If You Want to Believe in Yourself, First You Need to Fail (A Conversation With Neil Young)
During a conference at the Slamdance Film Festival, Neil Young defended the idea of failure as a catalyzer for self-belief.
During recent decades the idea of “success” has become one of the most solid pillars of the dominant social narrative. Nearly always from en economic point of view, “being successful in life” is a desired goal but which is clearly defined within the coordinates of property and wealth.
In that context, “failure” therefore appears as an abhorrent option, a reality that is to be avoided at all costs and with all the possible resources. And if it should arise, it should then be denied and hidden, acting as if it never occurred.
However, both circumstances form part of life and, as a result, can occur at any time. At least once in our existence, we will also be successful in something and, at the same time, we will inevitably fail in something at least once. But the notion must be understood, in either case, according to our own individual context, and not within a narrative imposed from outside.
In 2012, as part of the Slamdance Film Festival, the singer-songwriter Neil Young hosted a talk with director Jonathan Demme (The Silence of the Lambs 1991; Philadelphia, 1993), a kind of ‘lecture’ in which Young spoke of the importance of failing in life.
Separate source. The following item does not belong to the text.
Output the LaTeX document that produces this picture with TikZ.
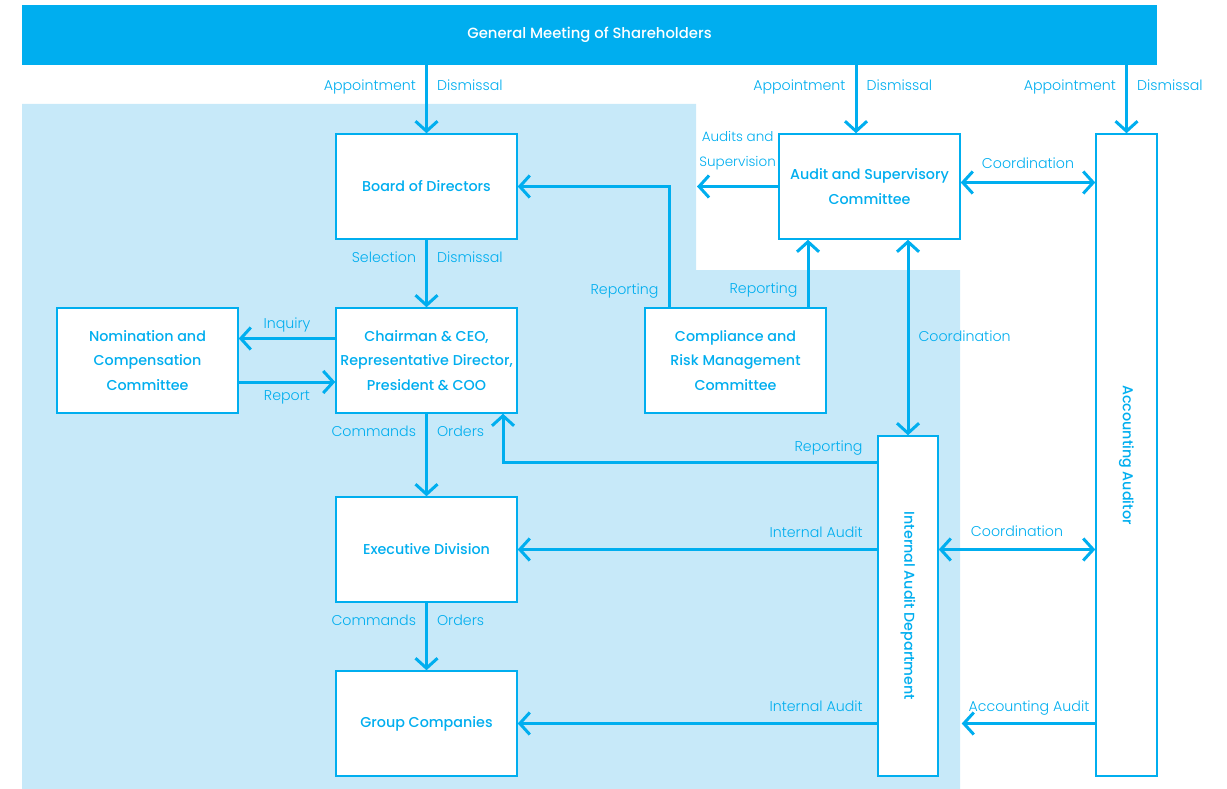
\documentclass[tikz,border=0pt]{standalone}
\usepackage{fontspec}
\setmainfont{Poppins}[UprightFont=* Light, BoldFont=* Medium]
\usepackage{graphicx}
\usepackage{tikz}
\usetikzlibrary{arrows.meta}
\definecolor{mycyan}{RGB}{0,174,239}
\definecolor{mylight}{RGB}{199,233,249}

\begin{document}
\begin{tikzpicture}[
    x=1pt, y=-1pt,
    box/.style={rectangle, draw=mycyan, line width=1.5pt, fill=white, minimum width=181pt, minimum height=105pt, align=center, text=mycyan, font=\bfseries\fontsize{14.3}{24.5}\selectfont},
    tallbox/.style={box, minimum width=61pt},
    arrow/.style={-{Straight Barb[length=10pt,width=22pt]}, draw=mycyan, line width=3pt},
    twoway/.style={{Straight Barb[length=10pt,width=22pt]}-{Straight Barb[length=10pt,width=22pt]}, draw=mycyan, line width=3pt},
    lbl/.style={text=mycyan, font=\fontsize{14.2}{25}\selectfont, inner xsep=9pt, inner ysep=6pt, text height=10.5pt, text depth=3pt}
]
\useasboundingbox (0,0) rectangle (1227,789);
\fill[mylight] (22,104) -- (696,104) -- (696,270) -- (960,270) -- (960,789) -- (22,789) -- cycle;

\node[fill=mycyan, minimum width=1135pt, minimum height=60pt, text=white, font=\bfseries\fontsize{14.8}{18}\selectfont] (gms) at (589.5,35) {General Meeting of Shareholders};

\node[box] (bod) at (426.5,186.5) {Board of Directors};
\node[box] (asc) at (869.5,186.5) {Audit and Supervisory\\Committee};
\node[tallbox, minimum height=642pt] (acc) at (1126.5,455) {\rotatebox{-90}{Accounting Auditor}};
\node[box] (ceo) at (426.5,360.5) {Chairman \& CEO,\\Representative Director,\\President \& COO};
\node[box] (nom) at (147.5,360.5) {Nomination and\\Compensation\\Committee};
\node[box] (crm) at (735.5,360.5) {Compliance and\\Risk Management\\Committee};
\node[tallbox, minimum width=60pt, minimum height=340pt] (iad) at (908,606) {\rotatebox{-90}{Internal Audit Department}};
\node[box] (exe) at (426.5,549.5) {Executive Division};
\node[box] (grp) at (426.5,723.5) {Group Companies};

\coordinate (ascin) at ([xshift=-13.5pt]asc.north);
\coordinate (supend) at (697,186.5);
\coordinate (crmup) at ([xshift=-66.5pt]crm.north);
\coordinate (crmrt) at ([xshift=72.5pt]crm.north);
\coordinate (ceoin) at ([xshift=76.5pt]ceo.south);

% shareholders
\draw[arrow] (gms.south -| bod) -- node[lbl, pos=0.32, left] {Appointment} node[lbl, pos=0.32, right] {Dismissal} (bod);
\draw[arrow] (gms.south -| ascin) -- node[lbl, pos=0.32, left] {Appointment} node[lbl, pos=0.32, right] {Dismissal} (ascin);
\draw[arrow] (gms.south -| acc) -- node[lbl, pos=0.32, left] {Appointment} node[lbl, pos=0.32, right] {Dismissal} (acc.north);

% audit committee
\draw[arrow] (asc) -- node[above=12pt, align=center, text=mycyan, font=\fontsize{13.5}{25}\selectfont] {Audits and\\Supervision} (supend);
\draw[twoway] ([yshift=4pt]asc.east) -- node[lbl, above=3pt] {Coordination} ([yshift=4pt]asc.east -| acc.west);
\draw[twoway] (iad.north |- asc.south) -- node[lbl, right] {Coordination} (iad.north);
\draw[arrow] (crmup) |- node[lbl, pos=0.07, left] {Reporting} (bod.east);
\draw[arrow] (crmrt) -- node[lbl, pos=0.26, left] {Reporting} (crmrt |- asc.south);

% executive line
\draw[arrow] (bod) -- node[lbl, pos=0.28, left] {Selection} node[lbl, pos=0.28, right] {Dismissal} (ceo);
\draw[arrow] ([yshift=22pt]ceo.west) -- node[lbl, above] {Inquiry} ([yshift=22pt]ceo.west -| nom.east);
\draw[arrow] ([yshift=-21.5pt]nom.east) -- node[lbl, below] {Report} ([yshift=-21.5pt]nom.east -| ceo.west);
\draw[arrow] (ceo) -- node[lbl, pos=0.23, left] {Commands} node[lbl, pos=0.23, right] {Orders} (exe);
\draw[arrow] (exe) -- node[lbl, pos=0.28, left] {Commands} node[lbl, pos=0.28, right] {Orders} (grp);

% internal audit
\draw[arrow] ([yshift=-27pt]iad.north west) -| node[lbl, pos=0.065, above] {Reporting} (ceoin);
\draw[arrow] (iad.west |- exe) -- node[lbl, pos=0.17, above=2pt] {Internal Audit} (exe);
\draw[arrow] (iad.west |- grp) -- node[lbl, pos=0.17, above=2pt] {Internal Audit} (grp);
\draw[twoway] (iad.east |- exe) -- node[lbl, above=3pt] {Coordination} (acc.west |- exe);
\draw[arrow, shorten >=23pt] (acc.west |- grp) -- node[lbl, above=2pt, xshift=12pt] {Accounting Audit} (iad.east |- grp);
\end{tikzpicture}
\end{document}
The other thing you have to be willing to do and you have to really be able to embrace it and accept it and really welcome it into your life with open arms, a wide, wide vision, is failure. Be sure to welcome failure. Always say, ‘you’re okay with me, failure, come on,’ because then you have no fear, and if you have no fear and you believe in yourself and you only listen to yourself, you are number one, everything else is behind you, your name is on it. It’s your life, your film, everybody else be damned.
What is the difference between that notion of failure that Young defends and that of the hegemonic narrative? Why does the singer invite us to embrace the failures that others urge us to avoid?
It could be qualified as an existentialist position: the failures that Young talks about are those that are linked to our vital experiences, those pedagogical failures that teach us something about ourselves and our circumstances, and which in some way transform us because they make us see something about us that we had not acknowledged. And which has to do with the relationship between failure and fear, because failing also means realizing that we can move forward again.
In the face of the imperative of success and possession, living while knowing that it is possible and even necessary to experience failure signifies a dialectic of continuous acknowledgment that makes our existence more authentic, more our own.